[Start of THE DATA]
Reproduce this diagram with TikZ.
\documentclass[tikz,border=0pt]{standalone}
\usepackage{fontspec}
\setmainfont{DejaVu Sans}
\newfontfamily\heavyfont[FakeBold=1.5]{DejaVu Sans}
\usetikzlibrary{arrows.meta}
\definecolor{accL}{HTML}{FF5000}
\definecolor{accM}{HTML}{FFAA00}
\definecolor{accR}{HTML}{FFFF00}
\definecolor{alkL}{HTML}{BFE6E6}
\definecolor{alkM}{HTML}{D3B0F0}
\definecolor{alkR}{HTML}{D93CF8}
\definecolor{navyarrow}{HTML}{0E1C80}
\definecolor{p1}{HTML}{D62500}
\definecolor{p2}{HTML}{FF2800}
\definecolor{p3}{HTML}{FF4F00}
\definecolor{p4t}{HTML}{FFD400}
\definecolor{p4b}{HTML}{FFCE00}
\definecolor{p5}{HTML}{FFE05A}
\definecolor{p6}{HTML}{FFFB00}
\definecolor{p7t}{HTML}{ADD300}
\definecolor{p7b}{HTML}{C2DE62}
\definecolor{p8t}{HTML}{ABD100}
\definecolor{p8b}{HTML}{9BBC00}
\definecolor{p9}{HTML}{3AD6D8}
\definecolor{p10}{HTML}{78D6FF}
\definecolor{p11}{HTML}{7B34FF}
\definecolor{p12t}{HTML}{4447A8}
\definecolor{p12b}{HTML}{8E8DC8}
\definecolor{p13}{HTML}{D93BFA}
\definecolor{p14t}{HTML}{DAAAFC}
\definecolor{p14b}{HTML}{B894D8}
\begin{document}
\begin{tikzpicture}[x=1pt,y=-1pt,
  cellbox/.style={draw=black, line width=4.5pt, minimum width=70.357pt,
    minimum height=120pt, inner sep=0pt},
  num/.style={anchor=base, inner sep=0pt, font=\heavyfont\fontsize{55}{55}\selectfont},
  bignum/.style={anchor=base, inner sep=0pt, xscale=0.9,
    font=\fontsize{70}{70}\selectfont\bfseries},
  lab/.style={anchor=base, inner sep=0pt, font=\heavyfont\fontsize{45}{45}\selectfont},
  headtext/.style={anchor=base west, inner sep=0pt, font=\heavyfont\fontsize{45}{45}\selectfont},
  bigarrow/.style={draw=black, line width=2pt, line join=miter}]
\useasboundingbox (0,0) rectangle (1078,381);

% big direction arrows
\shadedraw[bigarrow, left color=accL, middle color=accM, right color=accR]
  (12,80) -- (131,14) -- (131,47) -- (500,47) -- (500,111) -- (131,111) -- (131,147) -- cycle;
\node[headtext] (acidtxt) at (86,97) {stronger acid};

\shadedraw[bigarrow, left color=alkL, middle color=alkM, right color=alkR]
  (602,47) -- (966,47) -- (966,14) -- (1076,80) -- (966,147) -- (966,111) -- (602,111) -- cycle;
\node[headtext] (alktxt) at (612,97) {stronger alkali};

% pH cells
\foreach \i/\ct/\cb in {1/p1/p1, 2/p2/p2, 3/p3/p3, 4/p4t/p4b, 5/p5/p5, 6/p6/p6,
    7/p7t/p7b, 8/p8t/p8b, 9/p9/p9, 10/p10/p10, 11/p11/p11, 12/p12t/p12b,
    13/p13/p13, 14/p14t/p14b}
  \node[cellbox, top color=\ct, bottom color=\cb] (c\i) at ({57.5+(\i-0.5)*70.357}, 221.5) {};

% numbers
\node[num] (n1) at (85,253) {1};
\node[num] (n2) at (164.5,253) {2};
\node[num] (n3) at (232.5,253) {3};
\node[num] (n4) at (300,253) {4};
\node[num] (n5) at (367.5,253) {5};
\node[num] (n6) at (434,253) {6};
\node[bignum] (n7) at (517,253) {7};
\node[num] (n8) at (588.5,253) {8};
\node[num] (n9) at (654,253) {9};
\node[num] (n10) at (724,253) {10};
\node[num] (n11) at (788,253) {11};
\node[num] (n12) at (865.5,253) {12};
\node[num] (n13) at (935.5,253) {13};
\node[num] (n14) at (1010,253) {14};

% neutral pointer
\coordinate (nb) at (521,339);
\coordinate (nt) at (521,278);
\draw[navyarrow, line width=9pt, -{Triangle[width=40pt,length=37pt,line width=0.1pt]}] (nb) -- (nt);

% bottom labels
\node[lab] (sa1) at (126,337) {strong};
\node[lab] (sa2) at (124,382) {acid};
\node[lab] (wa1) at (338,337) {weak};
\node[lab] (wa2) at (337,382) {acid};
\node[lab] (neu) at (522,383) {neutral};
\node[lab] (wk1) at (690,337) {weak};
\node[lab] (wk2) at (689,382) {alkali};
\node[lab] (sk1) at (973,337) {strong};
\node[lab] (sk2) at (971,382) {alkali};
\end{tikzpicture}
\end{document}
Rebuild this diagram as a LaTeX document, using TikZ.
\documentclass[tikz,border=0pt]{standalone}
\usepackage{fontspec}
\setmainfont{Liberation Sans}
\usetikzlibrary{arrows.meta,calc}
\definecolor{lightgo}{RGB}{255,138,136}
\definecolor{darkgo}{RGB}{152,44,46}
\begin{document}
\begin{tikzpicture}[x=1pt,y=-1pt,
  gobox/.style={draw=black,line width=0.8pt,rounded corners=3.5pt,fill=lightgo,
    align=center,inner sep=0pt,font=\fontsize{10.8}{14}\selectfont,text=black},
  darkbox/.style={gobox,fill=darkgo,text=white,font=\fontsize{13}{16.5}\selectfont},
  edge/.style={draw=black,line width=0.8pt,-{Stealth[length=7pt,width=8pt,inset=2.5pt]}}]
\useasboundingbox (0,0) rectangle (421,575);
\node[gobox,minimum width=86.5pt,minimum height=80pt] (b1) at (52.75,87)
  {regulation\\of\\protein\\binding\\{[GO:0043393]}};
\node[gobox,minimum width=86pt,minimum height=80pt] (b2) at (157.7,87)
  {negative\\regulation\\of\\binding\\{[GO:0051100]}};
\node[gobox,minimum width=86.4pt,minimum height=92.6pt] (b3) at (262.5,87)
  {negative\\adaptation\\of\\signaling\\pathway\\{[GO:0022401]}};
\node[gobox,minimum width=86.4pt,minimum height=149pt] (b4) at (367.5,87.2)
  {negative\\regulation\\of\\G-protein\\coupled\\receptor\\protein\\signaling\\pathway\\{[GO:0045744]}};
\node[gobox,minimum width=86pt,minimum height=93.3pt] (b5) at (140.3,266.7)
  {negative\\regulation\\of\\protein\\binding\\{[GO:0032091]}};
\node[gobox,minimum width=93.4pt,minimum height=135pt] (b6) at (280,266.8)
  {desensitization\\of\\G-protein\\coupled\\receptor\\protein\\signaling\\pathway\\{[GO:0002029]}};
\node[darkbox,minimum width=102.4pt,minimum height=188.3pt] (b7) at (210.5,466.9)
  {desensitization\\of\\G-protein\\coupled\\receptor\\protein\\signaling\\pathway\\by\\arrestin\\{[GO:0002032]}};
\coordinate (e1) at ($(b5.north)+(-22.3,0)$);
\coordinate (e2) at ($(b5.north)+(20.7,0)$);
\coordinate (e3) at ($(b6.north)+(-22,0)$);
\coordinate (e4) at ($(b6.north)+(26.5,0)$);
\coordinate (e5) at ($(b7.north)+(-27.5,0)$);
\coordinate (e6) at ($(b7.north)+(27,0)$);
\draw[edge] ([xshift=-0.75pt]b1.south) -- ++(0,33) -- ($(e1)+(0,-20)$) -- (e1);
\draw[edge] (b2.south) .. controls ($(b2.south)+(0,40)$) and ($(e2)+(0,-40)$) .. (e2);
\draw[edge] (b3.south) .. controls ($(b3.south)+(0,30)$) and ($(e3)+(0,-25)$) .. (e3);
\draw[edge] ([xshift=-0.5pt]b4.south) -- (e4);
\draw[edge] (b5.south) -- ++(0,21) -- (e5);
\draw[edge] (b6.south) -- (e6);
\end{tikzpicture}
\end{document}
[End of THE DATA]
■ WORK TO DO
Starting at the first line of the listing, retype every line up to and including the one with "(acidtxt) at (86,97)".

■ COMPLETE ANSWER
Reproduce this diagram with TikZ.
\documentclass[tikz,border=0pt]{standalone}
\usepackage{fontspec}
\setmainfont{DejaVu Sans}
\newfontfamily\heavyfont[FakeBold=1.5]{DejaVu Sans}
\usetikzlibrary{arrows.meta}
\definecolor{accL}{HTML}{FF5000}
\definecolor{accM}{HTML}{FFAA00}
\definecolor{accR}{HTML}{FFFF00}
\definecolor{alkL}{HTML}{BFE6E6}
\definecolor{alkM}{HTML}{D3B0F0}
\definecolor{alkR}{HTML}{D93CF8}
\definecolor{navyarrow}{HTML}{0E1C80}
\definecolor{p1}{HTML}{D62500}
\definecolor{p2}{HTML}{FF2800}
\definecolor{p3}{HTML}{FF4F00}
\definecolor{p4t}{HTML}{FFD400}
\definecolor{p4b}{HTML}{FFCE00}
\definecolor{p5}{HTML}{FFE05A}
\definecolor{p6}{HTML}{FFFB00}
\definecolor{p7t}{HTML}{ADD300}
\definecolor{p7b}{HTML}{C2DE62}
\definecolor{p8t}{HTML}{ABD100}
\definecolor{p8b}{HTML}{9BBC00}
\definecolor{p9}{HTML}{3AD6D8}
\definecolor{p10}{HTML}{78D6FF}
\definecolor{p11}{HTML}{7B34FF}
\definecolor{p12t}{HTML}{4447A8}
\definecolor{p12b}{HTML}{8E8DC8}
\definecolor{p13}{HTML}{D93BFA}
\definecolor{p14t}{HTML}{DAAAFC}
\definecolor{p14b}{HTML}{B894D8}
\begin{document}
\begin{tikzpicture}[x=1pt,y=-1pt,
  cellbox/.style={draw=black, line width=4.5pt, minimum width=70.357pt,
    minimum height=120pt, inner sep=0pt},
  num/.style={anchor=base, inner sep=0pt, font=\heavyfont\fontsize{55}{55}\selectfont},
  bignum/.style={anchor=base, inner sep=0pt, xscale=0.9,
    font=\fontsize{70}{70}\selectfont\bfseries},
  lab/.style={anchor=base, inner sep=0pt, font=\heavyfont\fontsize{45}{45}\selectfont},
  headtext/.style={anchor=base west, inner sep=0pt, font=\heavyfont\fontsize{45}{45}\selectfont},
  bigarrow/.style={draw=black, line width=2pt, line join=miter}]
\useasboundingbox (0,0) rectangle (1078,381);

% big direction arrows
\shadedraw[bigarrow, left color=accL, middle color=accM, right color=accR]
  (12,80) -- (131,14) -- (131,47) -- (500,47) -- (500,111) -- (131,111) -- (131,147) -- cycle;
\node[headtext] (acidtxt) at (86,97) {stronger acid};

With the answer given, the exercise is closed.